Given the shortcomings of the above methods and enlightened by metric learning, both algorithm structure-level and feature-level aspects are considered in this paper. In terms of the algorithm’s structure-level, a CNN-based ladder network (CLAN) with path interaction is established to extract features from the most readily available unlabeled data and the limited labeled data. From the aspects of the feature-level, the similarity among anchor, positive and negative samples are calculated in the embedding space based on metric learning, in which extremely limited labeled samples can be regarded as hard samples to mine fault-related information and eliminate the working condition shifting effect. Therefore, the acquired classification error, reconstruction error and triplet loss are jointly defined as the objective function for the proposed method. The main contributions of this study, as well as the acquisition of the objective function, are listed as follows:
CLAN, a novel CNN-based ladder network, replaces the vanilla ladder network (LAN) backbone with a CNN and integrates the structure of the vanilla ladder network. Thus, the classification error of labeled samples and the reconstruction error of unlabeled samples can be obtained, and the parameters of the training process can be reduced by a simplified combination activation function and a path-interaction strategy.

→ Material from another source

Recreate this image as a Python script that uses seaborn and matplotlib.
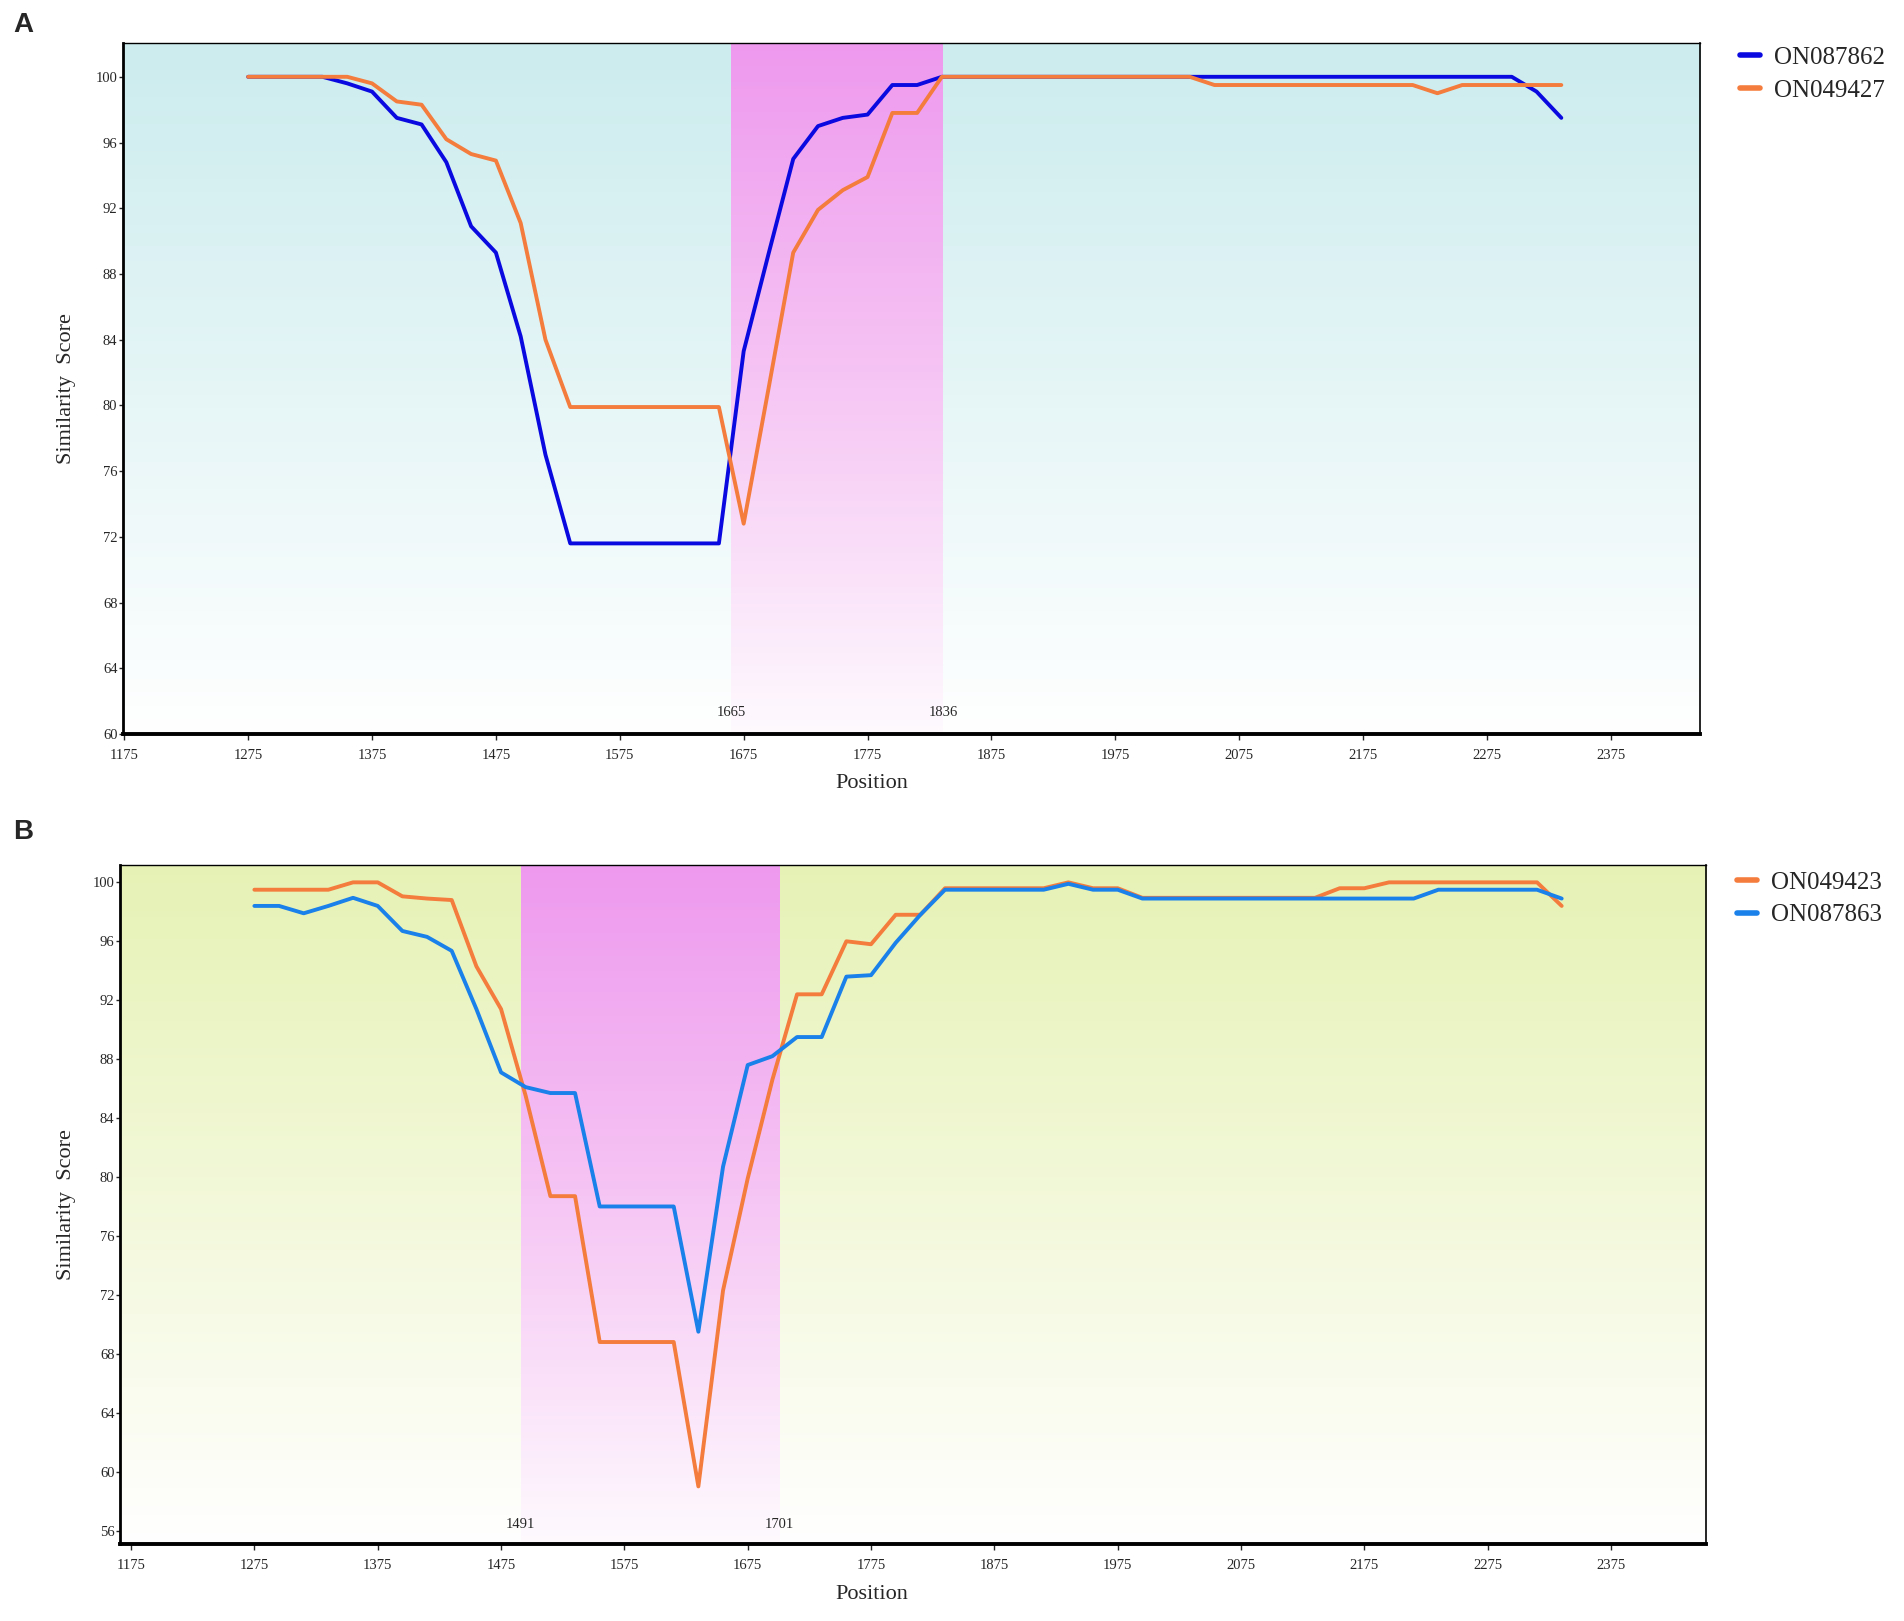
import numpy as np
import pandas as pd
import seaborn as sns
import matplotlib.pyplot as plt
from matplotlib.colors import LinearSegmentedColormap

sns.set_style("white")
plt.rcParams['font.family'] = ['Liberation Serif', 'DejaVu Serif']

# ---------------------------------------------------------------
# data, positions every 20 bp
# ---------------------------------------------------------------
position = list(range(1275, 2336, 20))

# panel A
a_on087862 = [100, 100, 100, 100, 99.6, 99.1, 97.5, 97.1, 94.8, 90.9,
              89.3, 84.2, 77.0, 71.6, 71.6, 71.6, 71.6, 71.6, 71.6, 71.6,
              83.3, 89.2, 95.0, 97.0, 97.5, 97.7, 99.5, 99.5, 100, 100,
              100, 100, 100, 100, 100, 100, 100, 100, 100, 100,
              100, 100, 100, 100, 100, 100, 100, 100, 100, 100,
              100, 100, 99.1, 97.5]
a_on049427 = [100, 100, 100, 100, 100, 99.6, 98.5, 98.3, 96.2, 95.3,
              94.9, 91.1, 84.0, 79.9, 79.9, 79.9, 79.9, 79.9, 79.9, 79.9,
              72.8, 81.0, 89.3, 91.9, 93.1, 93.9, 97.8, 97.8, 100, 100,
              100, 100, 100, 100, 100, 100, 100, 100, 100, 99.5,
              99.5, 99.5, 99.5, 99.5, 99.5, 99.5, 99.5, 99.5, 99.0, 99.5,
              99.5, 99.5, 99.5, 99.5]
a_region = [1665, 1836]

# panel B
b_on049423 = [99.5, 99.5, 99.5, 99.5, 100, 100, 99.05, 98.9, 98.8, 94.3,
              91.4, 85.5, 78.7, 78.7, 68.8, 68.8, 68.8, 68.8, 59.0, 72.3,
              79.9, 86.6, 92.4, 92.4, 96.0, 95.8, 97.8, 97.8, 99.6, 99.6,
              99.6, 99.6, 99.6, 100, 99.6, 99.6, 98.95, 98.95, 98.95, 98.95,
              98.95, 98.95, 98.95, 98.95, 99.6, 99.6, 100, 100, 100, 100,
              100, 100, 100, 98.4]
b_on087863 = [98.4, 98.4, 97.9, 98.4, 98.95, 98.4, 96.7, 96.3, 95.35, 91.4,
              87.1, 86.1, 85.7, 85.7, 78.0, 78.0, 78.0, 78.0, 69.5, 80.7,
              87.6, 88.2, 89.5, 89.5, 93.6, 93.7, 95.9, 97.8, 99.5, 99.5,
              99.5, 99.5, 99.5, 99.9, 99.5, 99.5, 98.9, 98.9, 98.9, 98.9,
              98.9, 98.9, 98.9, 98.9, 98.9, 98.9, 98.9, 98.9, 99.5, 99.5,
              99.5, 99.5, 99.5, 98.9]
b_region = [1491, 1701]

x_ticks = list(range(1175, 2376, 100))
a_yticks = list(range(60, 101, 4))
b_yticks = list(range(56, 101, 4))

df_a = pd.DataFrame({"Position": position * 2,
                     "Score": a_on087862 + a_on049427,
                     "Seq": ["ON087862"] * len(position) + ["ON049427"] * len(position)})
df_b = pd.DataFrame({"Position": position * 2,
                     "Score": b_on049423 + b_on087863,
                     "Seq": ["ON049423"] * len(position) + ["ON087863"] * len(position)})

# ---------------------------------------------------------------
fig = plt.figure(figsize=(19.04, 16.21), dpi=100)
ax_a = fig.add_axes([0.0646, 0.5472, 0.8283, 0.4263])
ax_b = fig.add_axes([0.0630, 0.0475, 0.8330, 0.4189])


def draw_panel(ax, df, palette, order, xlim, ylim, yticks, region, bg_top, legend_xy, xlab_xy, ylab_x):
    # background gradient (top colour -> white)
    bg = LinearSegmentedColormap.from_list("bg", ["white", bg_top])
    grad = np.linspace(0, 1, 256).reshape(-1, 1)
    ax.imshow(grad, cmap=bg, aspect="auto", origin="lower",
              extent=[0, 1, 0, 1], transform=ax.transAxes, zorder=0)
    # recombination region
    pink = LinearSegmentedColormap.from_list("pk", ["#fefafe", "#f6c6f4", "#ee99ee"])
    ax.imshow(grad, cmap=pink, aspect="auto", origin="lower",
              extent=[region[0], region[1], ylim[0], ylim[1]], zorder=1)

    sns.lineplot(data=df, x="Position", y="Score", hue="Seq", hue_order=order,
                 palette=palette, linewidth=2.8, ax=ax, zorder=3, legend=True)

    ax.set_xlim(*xlim)
    ax.set_ylim(*ylim)
    ax.set_xticks(x_ticks)
    ax.set_yticks(yticks)
    ax.tick_params(axis="x", labelsize=10.5, length=4, width=1, direction="out", pad=7, bottom=True)
    ax.tick_params(axis="y", labelsize=10.5, length=3, width=1, direction="out", pad=1, left=True)

    for r in region:
        ax.text(r, ylim[0] + (1.3 if ylim[0] == 60 else 1.35), str(r), ha="center", va="center",
                fontsize=10.5, zorder=4)

    ax.set_xlabel("Position", fontsize=16)
    ax.set_ylabel("Similarity  Score", fontsize=16)
    ax.xaxis.set_label_coords(*xlab_xy)
    ax.yaxis.set_label_coords(ylab_x, 0.5)

    ax.spines["bottom"].set_linewidth(2.8)
    ax.spines["left"].set_linewidth(2.0)
    ax.spines["top"].set_linewidth(1.0)
    ax.spines["right"].set_linewidth(1.2)
    for s in ax.spines.values():
        s.set_color("black")
        s.set_zorder(5)

    leg = ax.legend(loc="upper left", bbox_to_anchor=legend_xy, bbox_transform=fig.transFigure,
                    frameon=False, fontsize=18, borderpad=0, labelspacing=0.4,
                    handlelength=0.8, handletextpad=0.55, borderaxespad=0)
    for line in leg.get_lines():
        line.set_linewidth(4)


draw_panel(ax_a, df_a, {"ON087862": "#0a0ae0", "ON049427": "#f47c3c"}, ["ON087862", "ON049427"],
           (1174, 2447), (60, 102.06), a_yticks, a_region, "#ccecee",
           (0.9140, 0.9712), (0.475, -0.058), -0.030)
draw_panel(ax_b, df_b, {"ON049423": "#f47c3c", "ON087863": "#1a80ea"}, ["ON049423", "ON087863"],
           (1166, 2452), (55.09, 101.18), b_yticks, b_region, "#e6f2b5",
           (0.9125, 0.4625), (0.474, -0.061), -0.028)

fig.text(23 / 1904, 1 - 25 / 1621, "A", fontsize=20, fontweight="bold",
         family=["Liberation Sans", "DejaVu Sans"], ha="center", va="center")
fig.text(23 / 1904, 1 - 832 / 1621, "B", fontsize=20, fontweight="bold",
         family=["Liberation Sans", "DejaVu Sans"], ha="center", va="center")

fig.savefig("out.png", dpi=100)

To further alleviate the feature distribution shifting problem under variable working conditions, the triplet loss with the hard sample mining strategy is utilized to enlarge the margin among the embeddings of the limited labeled samples under different working conditions, which enables the proposed method to emphasize the fault-related features.
The proposed method is evaluated on two datasets: the first is the public bearing dataset from Case Western Reserve University (CWRU) for comparison with other state-of-the-art algorithms and the second is the experimental bearing dataset from our laboratory test rig of the motorized spindle to illustrate its extensive applicability. A few labeled data are selected randomly to verify the effectiveness of the proposed method. Moreover, variable working conditions are able to prove the ability of the learning distribution-invariant features.
The remaining part of the paper is organized as follows. In
Section 2, the theoretical background is expounded.
Section 3 concentrates on introducing the details of the proposed method. In
Section 4, three case studies are given to illustrate the accuracy and robustness of the proposed method for extremely limited labeled samples under variable working conditions. Finally,
Section 5 concludes this work and gives direction for future work.